[The problem] Type out the data exactly as given. Skip any image.

[Stored items from a collection]
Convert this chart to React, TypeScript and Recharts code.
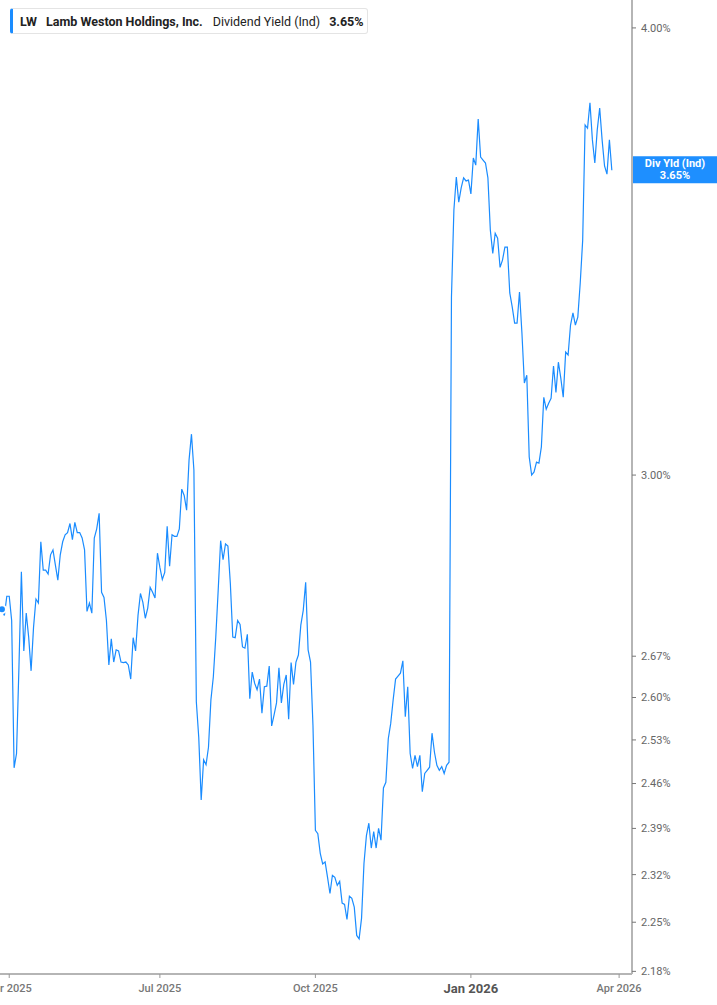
import { LineChart, Line, XAxis, YAxis, ReferenceLine } from "recharts";

// first trading day shown, and market holidays skipped in the date list
const firstDay = "2025-03-27";
const holidays = [
  "2025-04-18", "2025-05-26", "2025-06-19", "2025-07-04", "2025-09-01",
  "2025-11-27", "2025-12-25", "2026-01-01", "2026-01-19", "2026-02-16",
];

// dividend yield (%) per trading day
const yieldPct = [
  2.752, 2.741, 2.775, 2.775, 2.732, 2.485, 2.508, 2.652, 2.819, 2.679,
  2.745, 2.703, 2.645, 2.720, 2.770, 2.763, 2.874, 2.822, 2.822, 2.815,
  2.850, 2.859, 2.831, 2.804, 2.850, 2.874, 2.887, 2.891, 2.908, 2.878,
  2.910, 2.891, 2.891, 2.881, 2.859, 2.748, 2.763, 2.745, 2.881, 2.898,
  2.927, 2.782, 2.773, 2.732, 2.655,
  2.700, 2.660, 2.681, 2.679, 2.660, 2.659, 2.660, 2.655, 2.631, 2.702,
  2.679, 2.741, 2.780, 2.764, 2.736, 2.754, 2.791, 2.782, 2.772, 2.853,
  2.827, 2.805, 2.818, 2.903, 2.829, 2.887, 2.884, 2.884, 2.898, 2.973,
  2.961, 2.933, 3.029, 3.080, 3.010, 2.593, 2.534, 2.434, 2.498, 2.490,
  2.518, 2.596,
  2.635, 2.703, 2.786, 2.876, 2.841, 2.870, 2.866, 2.798, 2.703, 2.702,
  2.732, 2.725, 2.686, 2.684, 2.708, 2.598, 2.643, 2.624, 2.613, 2.631,
  2.574, 2.618, 2.619, 2.653, 2.553, 2.571, 2.591, 2.650, 2.591, 2.622,
  2.638, 2.564, 2.659, 2.622, 2.660, 2.672, 2.724, 2.750, 2.800, 2.681,
  2.660, 2.554,
  2.387, 2.382, 2.352, 2.336, 2.339, 2.316, 2.292, 2.319, 2.316, 2.304,
  2.310, 2.278, 2.276, 2.254, 2.288, 2.285, 2.272, 2.231, 2.226, 2.256,
  2.337, 2.379, 2.398, 2.360, 2.385, 2.360, 2.390, 2.372, 2.453, 2.462,
  2.532, 2.557, 2.596, 2.631, 2.636, 2.641, 2.662, 2.568, 2.618, 2.508,
  2.484, 2.505, 2.487, 2.505, 2.447, 2.476, 2.481, 2.486, 2.541, 2.510,
  2.489, 2.481, 2.487, 2.476, 2.489, 2.494,
  3.364, 3.558, 3.634, 3.576, 3.609, 3.632, 3.625, 3.627, 3.595, 3.679,
  3.662, 3.772, 3.681, 3.674, 3.667, 3.632, 3.512, 3.460, 3.505, 3.494,
  3.429, 3.445, 3.474, 3.474, 3.373, 3.343, 3.308, 3.308, 3.375, 3.287,
  3.183, 3.199, 3.035, 3.000, 3.006, 3.025, 3.023, 3.055,
  3.154, 3.130, 3.142, 3.152, 3.218, 3.164, 3.226, 3.193, 3.154, 3.247,
  3.241, 3.304, 3.330, 3.304, 3.321, 3.395, 3.489, 3.758, 3.750, 3.812,
  3.722, 3.667, 3.746, 3.799, 3.722, 3.660, 3.641, 3.722, 3.65,
];

const yTicks = [2.18, 2.25, 2.32, 2.39, 2.46, 2.53, 2.6, 2.67, 3.0, 4.0];
const xTickMonths = ["2025-04-01", "2025-07-01", "2025-10-01", "2026-01-01", "2026-04-01"];
const xTickLabels = ["Apr 2025", "Jul 2025", "Oct 2025", "Jan 2026", "Apr 2026"];

// trading-day calendar (weekdays minus holidays); the axis is spaced by trading day
const DAY = 86400000;
const calendarEnd = Date.parse("2026-04-10");
const tradingDays: number[] = [];
for (let t = Date.parse(firstDay); t <= calendarEnd; t += DAY) {
  const d = new Date(t);
  const dow = d.getUTCDay();
  if (dow === 0 || dow === 6) continue;
  if (holidays.includes(d.toISOString().slice(0, 10))) continue;
  tradingDays.push(t);
}

const data = yieldPct.map((v, i) => ({ i, date: tradingDays[i], v }));
// each tick sits on the first trading day of its month
const xTicks = xTickMonths.map((m) => tradingDays.findIndex((t) => t >= Date.parse(m)));
const lastValue = yieldPct[yieldPct.length - 1];

const BLUE = "#1a8cff";
const AXIS = "#b5b5b5";
const FONT = "Roboto, 'Noto Sans', sans-serif";

function XTick(props: any) {
  const { x, y, payload } = props;
  const label = xTickLabels[xTicks.indexOf(payload.value)] ?? "";
  const big = label.startsWith("Jan");
  return (
    <text
      x={x}
      y={y}
      dy={big ? 11 : 10}
      textAnchor="middle"
      fontFamily={FONT}
      fontSize={big ? 13 : 11}
      fontWeight={big ? 700 : 500}
      fill={big ? "#555" : "#777"}
    >
      {label}
    </text>
  );
}

function LastLabel(props: any) {
  const vb = props.viewBox;
  if (!vb) return null;
  const x = vb.x + vb.width + 1;
  const y = vb.y;
  return (
    <g>
      <rect x={x} y={y - 14} width={85} height={27} fill="#1e8fff" />
      <text x={x + 42} y={y - 3} textAnchor="middle" fontFamily={FONT} fontSize={11} fontWeight={700} fill="#fff">
        Div Yld (Ind)
      </text>
      <text x={x + 42} y={y + 9} textAnchor="middle" fontFamily={FONT} fontSize={11} fontWeight={700} fill="#fff">
        {lastValue.toFixed(2)}%
      </text>
    </g>
  );
}

export default function App() {
  return (
    <div style={{ position: "absolute", left: 0, top: 0, width: 717, height: 1005, background: "#fff" }}>
      <LineChart width={717} height={1005} data={data} margin={{ top: 0, right: 0, bottom: 0, left: 0 }}>
        <XAxis
          dataKey="i"
          type="number"
          domain={[-0.8, 259.3]}
          ticks={xTicks}
          interval={0}
          allowDataOverflow
          height={31}
          axisLine={{ stroke: AXIS, strokeWidth: 2 }}
          tickLine={{ stroke: "#999" }}
          tickSize={4}
          tickMargin={4}
          tick={<XTick />}
        />
        <YAxis
          orientation="right"
          scale="log"
          domain={[2.1763, 4.0725]}
          allowDataOverflow
          ticks={yTicks}
          interval={0}
          width={85}
          axisLine={{ stroke: AXIS, strokeWidth: 2 }}
          tickLine={{ stroke: "#777" }}
          tickSize={4}
          tickMargin={5}
          tickFormatter={(v: number) => `${v.toFixed(2)}%`}
          tick={{ fontFamily: FONT, fontSize: 11, fill: "#666" }}
        />
        <ReferenceLine y={lastValue} stroke="none" label={<LastLabel />} />
        <Line
          type="linear"
          dataKey="v"
          stroke={BLUE}
          strokeWidth={1.2}
          dot={false}
          isAnimationActive={false}
        />
      </LineChart>
      <div
        style={{
          position: "absolute",
          left: 10,
          top: 8,
          width: 358,
          height: 26,
          border: "1px solid #e4e4e4",
          borderLeft: `3px solid ${BLUE}`,
          borderRadius: 3,
          background: "#fff",
          display: "flex",
          alignItems: "center",
          paddingLeft: 7,
          boxSizing: "border-box",
          fontFamily: FONT,
          fontSize: 12.5,
          color: "#222",
          whiteSpace: "nowrap",
        }}
      >
        <span style={{ fontWeight: 700, marginRight: 9 }}>LW</span>
        <span style={{ fontWeight: 700, marginRight: 10 }}>Lamb Weston Holdings, Inc.</span>
        <span style={{ fontWeight: 400, marginRight: 9 }}>Dividend Yield (Ind)</span>
        <span style={{ fontWeight: 700 }}>3.65%</span>
      </div>
    </div>
  );
}
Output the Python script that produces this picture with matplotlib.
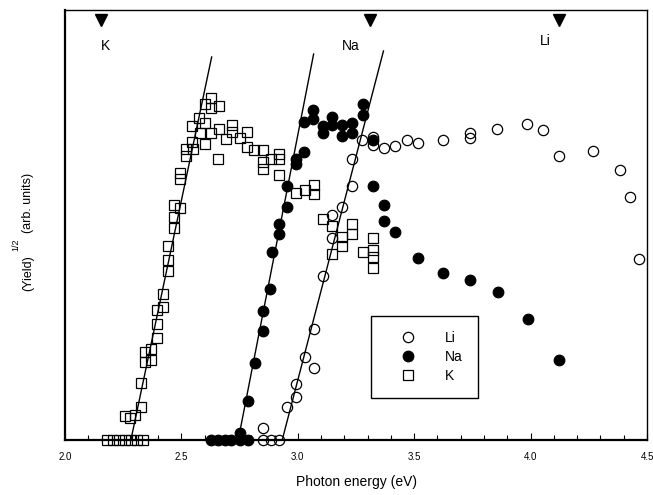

[Full output]
Convert this chart to React, TypeScript and Recharts code.
import { LineChart, Line, XAxis, YAxis, ReferenceLine } from "recharts";

// first trading day shown, and market holidays skipped in the date list
const firstDay = "2025-03-27";
const holidays = [
  "2025-04-18", "2025-05-26", "2025-06-19", "2025-07-04", "2025-09-01",
  "2025-11-27", "2025-12-25", "2026-01-01", "2026-01-19", "2026-02-16",
];

// dividend yield (%) per trading day
const yieldPct = [
  2.752, 2.741, 2.775, 2.775, 2.732, 2.485, 2.508, 2.652, 2.819, 2.679,
  2.745, 2.703, 2.645, 2.720, 2.770, 2.763, 2.874, 2.822, 2.822, 2.815,
  2.850, 2.859, 2.831, 2.804, 2.850, 2.874, 2.887, 2.891, 2.908, 2.878,
  2.910, 2.891, 2.891, 2.881, 2.859, 2.748, 2.763, 2.745, 2.881, 2.898,
  2.927, 2.782, 2.773, 2.732, 2.655,
  2.700, 2.660, 2.681, 2.679, 2.660, 2.659, 2.660, 2.655, 2.631, 2.702,
  2.679, 2.741, 2.780, 2.764, 2.736, 2.754, 2.791, 2.782, 2.772, 2.853,
  2.827, 2.805, 2.818, 2.903, 2.829, 2.887, 2.884, 2.884, 2.898, 2.973,
  2.961, 2.933, 3.029, 3.080, 3.010, 2.593, 2.534, 2.434, 2.498, 2.490,
  2.518, 2.596,
  2.635, 2.703, 2.786, 2.876, 2.841, 2.870, 2.866, 2.798, 2.703, 2.702,
  2.732, 2.725, 2.686, 2.684, 2.708, 2.598, 2.643, 2.624, 2.613, 2.631,
  2.574, 2.618, 2.619, 2.653, 2.553, 2.571, 2.591, 2.650, 2.591, 2.622,
  2.638, 2.564, 2.659, 2.622, 2.660, 2.672, 2.724, 2.750, 2.800, 2.681,
  2.660, 2.554,
  2.387, 2.382, 2.352, 2.336, 2.339, 2.316, 2.292, 2.319, 2.316, 2.304,
  2.310, 2.278, 2.276, 2.254, 2.288, 2.285, 2.272, 2.231, 2.226, 2.256,
  2.337, 2.379, 2.398, 2.360, 2.385, 2.360, 2.390, 2.372, 2.453, 2.462,
  2.532, 2.557, 2.596, 2.631, 2.636, 2.641, 2.662, 2.568, 2.618, 2.508,
  2.484, 2.505, 2.487, 2.505, 2.447, 2.476, 2.481, 2.486, 2.541, 2.510,
  2.489, 2.481, 2.487, 2.476, 2.489, 2.494,
  3.364, 3.558, 3.634, 3.576, 3.609, 3.632, 3.625, 3.627, 3.595, 3.679,
  3.662, 3.772, 3.681, 3.674, 3.667, 3.632, 3.512, 3.460, 3.505, 3.494,
  3.429, 3.445, 3.474, 3.474, 3.373, 3.343, 3.308, 3.308, 3.375, 3.287,
  3.183, 3.199, 3.035, 3.000, 3.006, 3.025, 3.023, 3.055,
  3.154, 3.130, 3.142, 3.152, 3.218, 3.164, 3.226, 3.193, 3.154, 3.247,
  3.241, 3.304, 3.330, 3.304, 3.321, 3.395, 3.489, 3.758, 3.750, 3.812,
  3.722, 3.667, 3.746, 3.799, 3.722, 3.660, 3.641, 3.722, 3.65,
];

const yTicks = [2.18, 2.25, 2.32, 2.39, 2.46, 2.53, 2.6, 2.67, 3.0, 4.0];
const xTickMonths = ["2025-04-01", "2025-07-01", "2025-10-01", "2026-01-01", "2026-04-01"];
const xTickLabels = ["Apr 2025", "Jul 2025", "Oct 2025", "Jan 2026", "Apr 2026"];

// trading-day calendar (weekdays minus holidays); the axis is spaced by trading day
const DAY = 86400000;
const calendarEnd = Date.parse("2026-04-10");
const tradingDays: number[] = [];
for (let t = Date.parse(firstDay); t <= calendarEnd; t += DAY) {
  const d = new Date(t);
  const dow = d.getUTCDay();
  if (dow === 0 || dow === 6) continue;
  if (holidays.includes(d.toISOString().slice(0, 10))) continue;
  tradingDays.push(t);
}

const data = yieldPct.map((v, i) => ({ i, date: tradingDays[i], v }));
// each tick sits on the first trading day of its month
const xTicks = xTickMonths.map((m) => tradingDays.findIndex((t) => t >= Date.parse(m)));
const lastValue = yieldPct[yieldPct.length - 1];

const BLUE = "#1a8cff";
const AXIS = "#b5b5b5";
const FONT = "Roboto, 'Noto Sans', sans-serif";

function XTick(props: any) {
  const { x, y, payload } = props;
  const label = xTickLabels[xTicks.indexOf(payload.value)] ?? "";
  const big = label.startsWith("Jan");
  return (
    <text
      x={x}
      y={y}
      dy={big ? 11 : 10}
      textAnchor="middle"
      fontFamily={FONT}
      fontSize={big ? 13 : 11}
      fontWeight={big ? 700 : 500}
      fill={big ? "#555" : "#777"}
    >
      {label}
    </text>
  );
}

function LastLabel(props: any) {
  const vb = props.viewBox;
  if (!vb) return null;
  const x = vb.x + vb.width + 1;
  const y = vb.y;
  return (
    <g>
      <rect x={x} y={y - 14} width={85} height={27} fill="#1e8fff" />
      <text x={x + 42} y={y - 3} textAnchor="middle" fontFamily={FONT} fontSize={11} fontWeight={700} fill="#fff">
        Div Yld (Ind)
      </text>
      <text x={x + 42} y={y + 9} textAnchor="middle" fontFamily={FONT} fontSize={11} fontWeight={700} fill="#fff">
        {lastValue.toFixed(2)}%
      </text>
    </g>
  );
}

export default function App() {
  return (
    <div style={{ position: "absolute", left: 0, top: 0, width: 717, height: 1005, background: "#fff" }}>
      <LineChart width={717} height={1005} data={data} margin={{ top: 0, right: 0, bottom: 0, left: 0 }}>
        <XAxis
          dataKey="i"
          type="number"
          domain={[-0.8, 259.3]}
          ticks={xTicks}
          interval={0}
          allowDataOverflow
          height={31}
          axisLine={{ stroke: AXIS, strokeWidth: 2 }}
          tickLine={{ stroke: "#999" }}
          tickSize={4}
          tickMargin={4}
          tick={<XTick />}
        />
        <YAxis
          orientation="right"
          scale="log"
          domain={[2.1763, 4.0725]}
          allowDataOverflow
          ticks={yTicks}
          interval={0}
          width={85}
          axisLine={{ stroke: AXIS, strokeWidth: 2 }}
          tickLine={{ stroke: "#777" }}
          tickSize={4}
          tickMargin={5}
          tickFormatter={(v: number) => `${v.toFixed(2)}%`}
          tick={{ fontFamily: FONT, fontSize: 11, fill: "#666" }}
        />
        <ReferenceLine y={lastValue} stroke="none" label={<LastLabel />} />
        <Line
          type="linear"
          dataKey="v"
          stroke={BLUE}
          strokeWidth={1.2}
          dot={false}
          isAnimationActive={false}
        />
      </LineChart>
      <div
        style={{
          position: "absolute",
          left: 10,
          top: 8,
          width: 358,
          height: 26,
          border: "1px solid #e4e4e4",
          borderLeft: `3px solid ${BLUE}`,
          borderRadius: 3,
          background: "#fff",
          display: "flex",
          alignItems: "center",
          paddingLeft: 7,
          boxSizing: "border-box",
          fontFamily: FONT,
          fontSize: 12.5,
          color: "#222",
          whiteSpace: "nowrap",
        }}
      >
        <span style={{ fontWeight: 700, marginRight: 9 }}>LW</span>
        <span style={{ fontWeight: 700, marginRight: 10 }}>Lamb Weston Holdings, Inc.</span>
        <span style={{ fontWeight: 400, marginRight: 9 }}>Dividend Yield (Ind)</span>
        <span style={{ fontWeight: 700 }}>3.65%</span>
      </div>
    </div>
  );
}
Output the Python script that produces this picture with matplotlib.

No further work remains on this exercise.